Perhaps surprisingly, many of the men whose stories I've followed survived the fighting - often leaving behind remarkable stories. Robert Phillips, from the Rhymney Valley, was taken prisoner by the Germans at the Second Battle of Ypres. He managed to escape and painstakingly made his way home across Europe, only to find that when he finally returned to Wales his family - believing him to be dead - had sold his precious motorbike! Sadly Robert, a collier, died in a mining accident while still a young man.

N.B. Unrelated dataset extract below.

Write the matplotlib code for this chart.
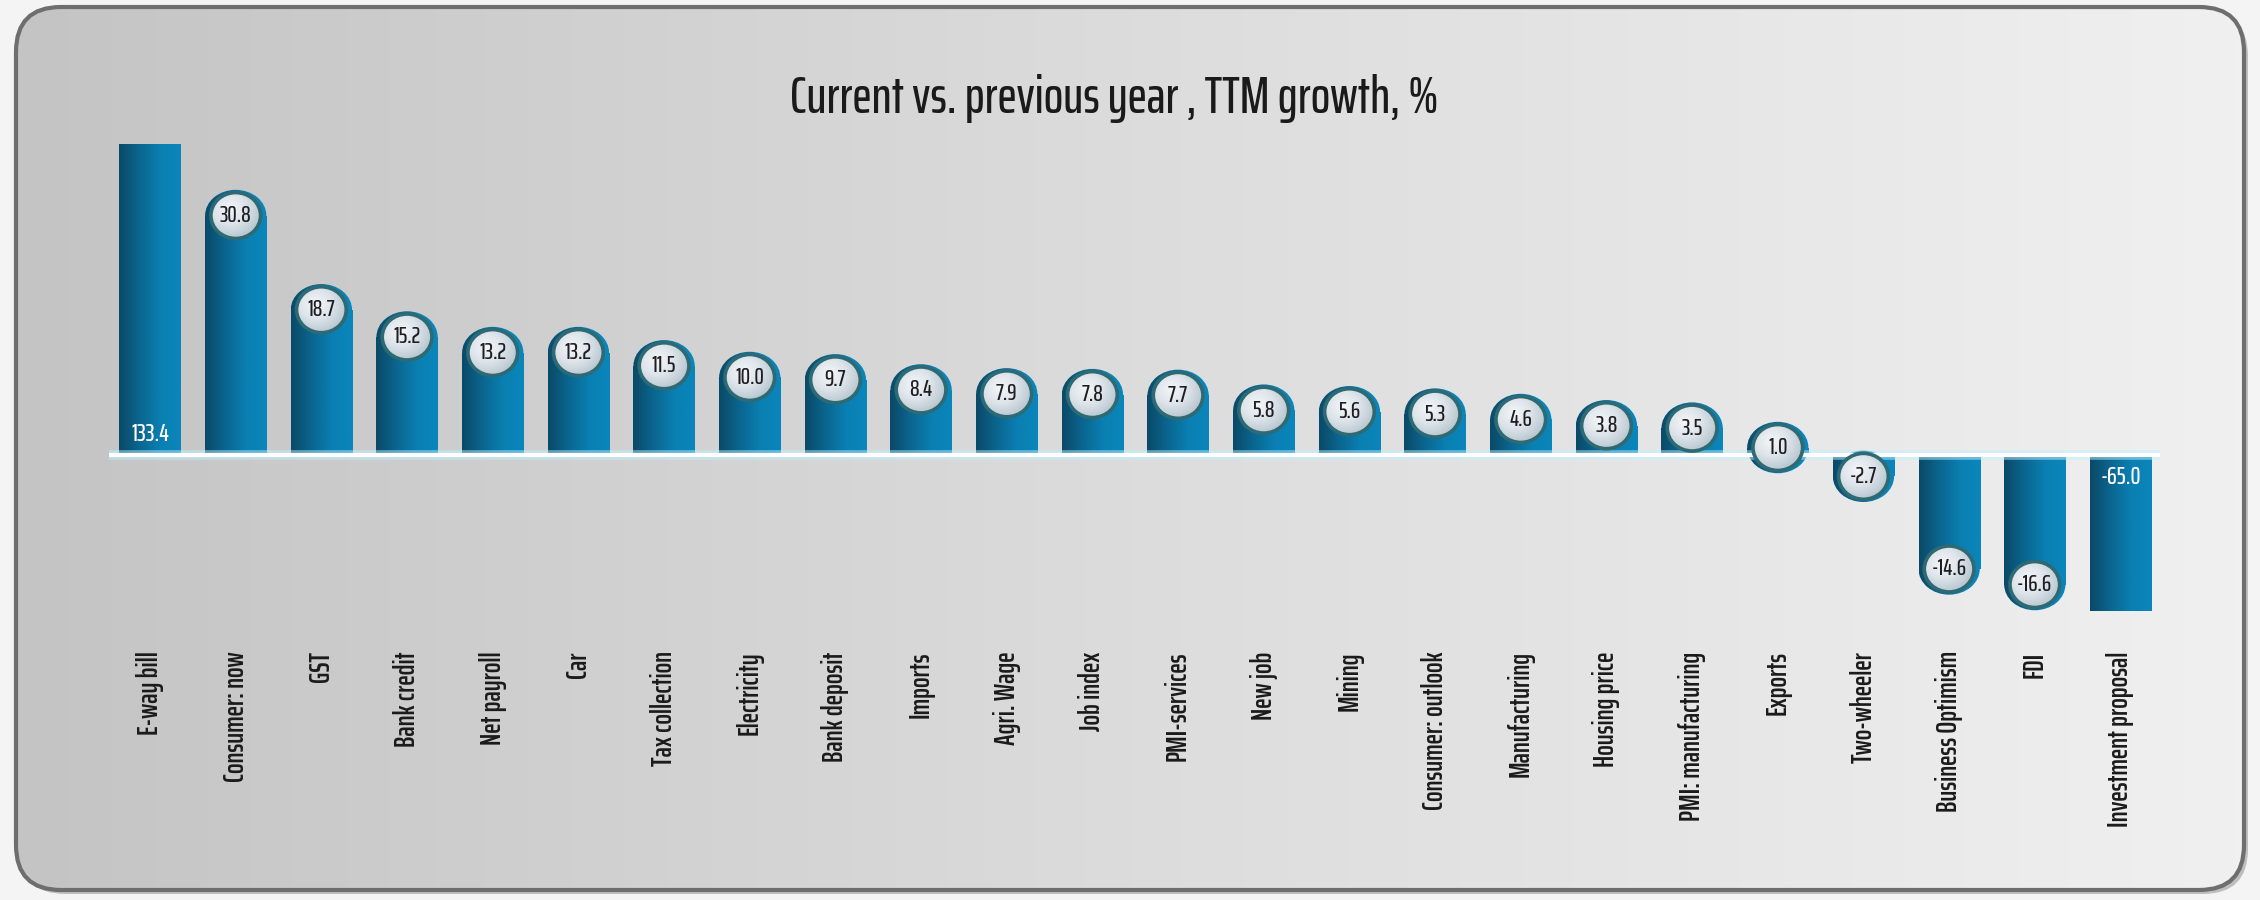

There's also the tale of Ivanhoe Avon, who joined up with the Cardiff pals aged 17 and survived all four years of the war. For decades afterwards he barely mentioned his experiences, but after his death in the late 1980s his family discovered an amazing collection of keepsakes - including a union flag given to him by his parents to carry for good luck at the front. Despite the terrible nature of the fighting, the war inspired amazing acts of courage. But few displayed the consistent gallantry of John Henry Williams VC. By 1918, Williams, a blacksmith from Nantyglo, had already won the Distinguished Conduct Medal and Military Medal with Bar for actions at Mametz Wood and in Flanders.
Then, a month before the armistice, he led a charge on a German machine gun post, single handedly capturing 15 enemy soldiers. His Victoria Cross citation continues: "These prisoners, realising that Williams was alone, tuned on him and one of them gripped his rifle. He succeeded in breaking away and bayoneting five enemy, whereupon the remainder again surrendered." Injured just weeks before the war ended, Williams became the first soldier to receive four decorations at once when presented with his medals by King George V.
He remains Wales' most decorated ever non-commissioned officer.